Bei tempi quando bastava il fermo di un dissidente, magari sospettato di spionaggio, per scatenare in tutto il mondo libero solidarietà con l’accusato e proteste contro un regime chiuso e antidemocratico. Nei giorni scorsi, a Mosca, più di mille persone sono state arrestate. La polizia ha caricato migliaia di manifestanti che reclamavano il diritto di alcune liste di presentarsi alle elezioni comunali e, indirettamente, protestavano contro le acrobazie istituzionali di Vladimir Putin per prolungare il mandato presidenziale e il suo regno di oligarchi. Un noto dissidente è ricoverato in ospedale, per un sospetto avvelenamento, sospetto non campato per aria se si osservano i precedenti di oppositori avvelenati e giornalisti uccisi.
Fatti gravissimi che allungano le ombre sul regime russo, non più comunista sul piano ideologico ed economico, ma ancora erede di metodi e standard di democrazia inaccettabili. Tuttavia, per giornali e telegiornali italiani, le notizie da Mosca non hanno meritato titoli di prima pagina, analisi approfondite e dure denunce da parte di leader politici e intellettuali di solito attenti quando sono in gioco democrazia e diritti e, più banalmente, ampie corrispondenze su quanto sta accadendo nella società russa. Forse qualche cosa mi è sfuggito, ma ho visto soltanto cronache nelle pagine interne, notizie a una o due colonne, sommerse da fatti e notizie considerate sempre e comunque prevalenti.
Oggi il dissenso a Mosca fa meno notizia, così come non è già più notizia il Russiagate, con il suo inquietante strascico di probabili ingerenze del Cremlino nella nostra politica interna
Non mi riferisco alla tragedia del carabiniere ucciso a Roma o all’aggravarsi della crisi libica e nemmeno alla marcia di Boris Johnson verso la Brexit senza condizioni. Notizie certamente importanti, probabilmente più interessanti delle manifestazioni di dissenso a Mosca. Penso alle cronache della calura estiva, ai resoconti su liti quotidiane e scambi di insulti fra Salvini e Di Maio, al taglio di nastro della Coccorino-Coppolo da parte del ministro Toninelli, alle vacanze di Di Maio e Virginia in Costa Smeralda, nota località-test per l’abolizione della povertà e della decrescita felice.
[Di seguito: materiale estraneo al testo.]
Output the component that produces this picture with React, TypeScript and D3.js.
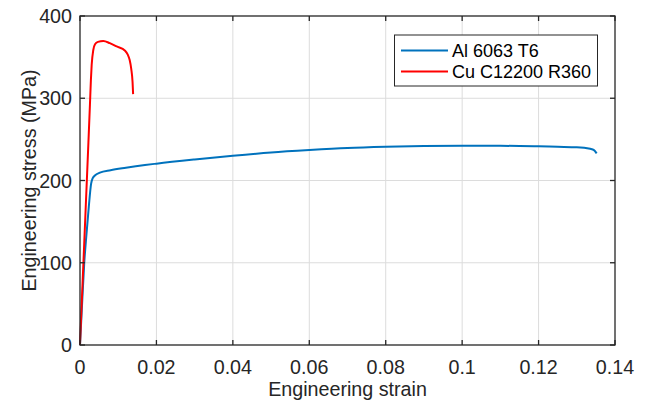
import React from "react";
import * as d3 from "d3";

const alStrain = [0, 0.0006, 0.0011, 0.0017, 0.0023, 0.0029, 0.0033, 0.0039, 0.0052, 0.008, 0.012, 0.017, 0.02, 0.03, 0.04, 0.05, 0.06, 0.07, 0.08, 0.09, 0.1, 0.11, 0.12, 0.125, 0.13, 0.1335, 0.1345, 0.1352];
const alStress = [0, 55, 99, 135, 168, 196, 202.5, 206, 209.5, 212.5, 215.5, 218.8, 220.5, 225.5, 230, 234, 237, 239.5, 241, 242, 242.3, 242.2, 241.5, 241, 240.5, 238.5, 237, 233];

const cuStrain = [0, 0.0011, 0.0022, 0.0026, 0.00285, 0.00306, 0.00348, 0.00393, 0.0047, 0.0061, 0.0078, 0.0096, 0.0118, 0.0125, 0.013, 0.0134, 0.01375, 0.0139];
const cuStress = [0, 123, 246, 292, 322, 341, 358.7, 365.6, 368.5, 369.6, 367, 363, 357.8, 353, 346.5, 336, 320, 305];

const xTicks = [0, 0.02, 0.04, 0.06, 0.08, 0.1, 0.12, 0.14];
const xTickLabels = ["0", "0.02", "0.04", "0.06", "0.08", "0.1", "0.12", "0.14"];
const yTicks = [0, 100, 200, 300, 400];
const yTickLabels = ["0", "100", "200", "300", "400"];

const seriesNames = ["Al 6063 T6", "Cu C12200 R360"];
const seriesColors = ["#0072BD", "#FF0000"];

export default function App() {
  const W = 649, H = 401;
  const L = 80, R = 615, T = 16, B = 345;
  const x = d3.scaleLinear().domain([0, 0.14]).range([L, R]);
  const y = d3.scaleLinear().domain([0, 400]).range([B, T]);
  const line = d3
    .line<[number, number]>()
    .x((d) => x(d[0]))
    .y((d) => y(d[1]))
    .curve(d3.curveMonotoneX);
  const alPts = alStrain.map((s, i) => [s, alStress[i]] as [number, number]);
  const cuPts = cuStrain.map((s, i) => [s, cuStress[i]] as [number, number]);
  const font = "'Liberation Sans', Arial, Helvetica, sans-serif";
  const axisColor = "#262626";
  const tl = 5;
  const fs = 19.7;

  return (
    <svg width={W} height={H} style={{ position: "absolute", left: 0, top: 0, background: "#fff" }} fontFamily={font}>
      <rect x={0} y={0} width={W} height={H} fill="#fff" />
      {/* grid */}
      {xTicks.slice(1, -1).map((t) => (
        <line key={"gx" + t} x1={x(t)} x2={x(t)} y1={T} y2={B} stroke="#dcdcdc" strokeWidth={1} />
      ))}
      {yTicks.slice(1, -1).map((t) => (
        <line key={"gy" + t} x1={L} x2={R} y1={y(t)} y2={y(t)} stroke="#dcdcdc" strokeWidth={1} />
      ))}
      {/* curves */}
      <path d={line(alPts) || ""} fill="none" stroke={seriesColors[0]} strokeWidth={2} strokeLinejoin="round" />
      <path d={line(cuPts) || ""} fill="none" stroke={seriesColors[1]} strokeWidth={2} strokeLinejoin="round" />
      {/* box */}
      <rect x={L} y={T} width={R - L} height={B - T} fill="none" stroke={axisColor} strokeWidth={1.3} />
      {/* ticks */}
      {xTicks.map((t) => (
        <g key={"tx" + t}>
          <line x1={x(t)} x2={x(t)} y1={B} y2={B - tl} stroke={axisColor} strokeWidth={1.3} />
          <line x1={x(t)} x2={x(t)} y1={T} y2={T + tl} stroke={axisColor} strokeWidth={1.3} />
        </g>
      ))}
      {yTicks.map((t) => (
        <g key={"ty" + t}>
          <line x1={L} x2={L + tl} y1={y(t)} y2={y(t)} stroke={axisColor} strokeWidth={1.3} />
          <line x1={R} x2={R - tl} y1={y(t)} y2={y(t)} stroke={axisColor} strokeWidth={1.3} />
        </g>
      ))}
      {/* tick labels */}
      {xTicks.map((t, i) => (
        <text key={"lx" + t} x={x(t)} y={374} textAnchor="middle" fontSize={fs} fill="#262626">
          {xTickLabels[i]}
        </text>
      ))}
      {yTicks.map((t, i) => (
        <text key={"ly" + t} x={72} y={y(t) + 7} textAnchor="end" fontSize={fs} fill="#262626">
          {yTickLabels[i]}
        </text>
      ))}
      {/* axis labels */}
      <text x={(L + R) / 2} y={396} textAnchor="middle" fontSize={fs} fill="#262626">
        Engineering strain
      </text>
      <text transform={`translate(36,${(T + B) / 2}) rotate(-90)`} textAnchor="middle" fontSize={fs} fill="#262626">
        Engineering stress (MPa)
      </text>
      {/* legend */}
      <rect x={394.5} y={35} width={203} height={51} fill="#fff" stroke={axisColor} strokeWidth={1} />
      {seriesNames.map((n, i) => (
        <g key={n}>
          <line x1={401} x2={448} y1={50.5 + i * 21} y2={50.5 + i * 21} stroke={seriesColors[i]} strokeWidth={2} />
          <text x={452} y={50.5 + i * 21 + 6.5} fontSize={18} fill="#000">
            {n}
          </text>
        </g>
      ))}
    </svg>
  );
}
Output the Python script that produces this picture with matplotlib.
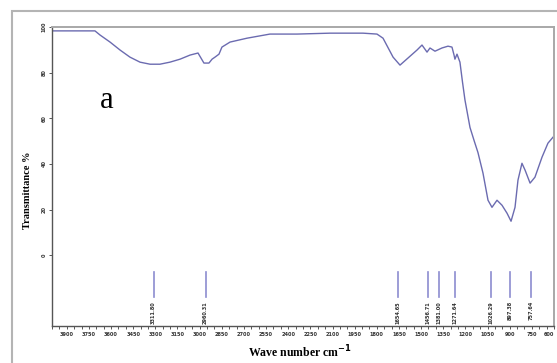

Questo, e molto alto, ha provocato una sorta di oscuramento o quantomeno di disattenzione verso una situazione che avrebbe avuto maggiore eco in altri tempi, quando cioè ogni minima manifestazione di dissenso, ogni battito di ciglia del regime, ogni crepa nel l’apparato politico militare era un’occasione buona per denunciare e persino strumentalizzare fatti anche senza fondamento o senza la possibilità di verifiche, comunque utile per scatenare polemiche ad uso interno contro ambienti e partiti filo russi e non ancora convertiti al verbo liberaldemocratico.
Oggi il dissenso a Mosca fa meno notizia, così come non è già più notizia il Russiagate, con il suo inquietante strascico di probabili ingerenze del Cremlino nella nostra politica interna. Una sorta di sordina che, con rare eccezioni, ha accumunato media e mondo politico.
Se il modello democratico è quello di Trump, di Johnson, di Orban e Salvini, se il consenso è costruito a colpi di menzogne e propaganda, se i valori sono oscurati da derive razziste e xenofobe, allora va bene anche Putin
Può essere che a una parte di italiani la Russia di Putin piaccia così com’è. Puó essere che per un partito oggi maggioritario, dato in crescita nei sondaggi, dominante e incombente sui media, asso pigliatutto nelle televisioni pubbliche, la Russia di Putin sia soltanto un partner strategico ed economico, un amico affidabile cui appoggiarsi, un alleato ingiustamente colpito da sanzioni, un sostenitore generoso. Perché sollevare dubbi e domande, se i cittadini non credono più all’Orso sovietico, ai comunisti che mangiavano i bambini, al KGB e alle prigioni di dissidenti? Oggi c’è la Santa Madre Russia, che benedice tradizioni popolari e religiose ed esalta il nazionalismo patriottico e identitario. Perchè turbare l’idillio con notizie sgradite?
Sono domande che si possono fare se ancora si crede in un modello alternativo e in un mondo che, giusto trent’anni fa, con la caduta del Muro di Berlino, ha fatto prevalere e diffuso ovunque valori di libertà, democrazia, economia sociale di mercato. Ma forse sono anche queste domande dei bei tempi andati. Se il modello democratico è quello di Trump, di Johnson, di Orban e Salvini, se il consenso è costruito a colpi di menzogne e propaganda, se i valori sono oscurati da derive razziste e xenofobe, allora va bene anche Putin. È bianco, ortodosso e anche lui preferisce il web al gulag.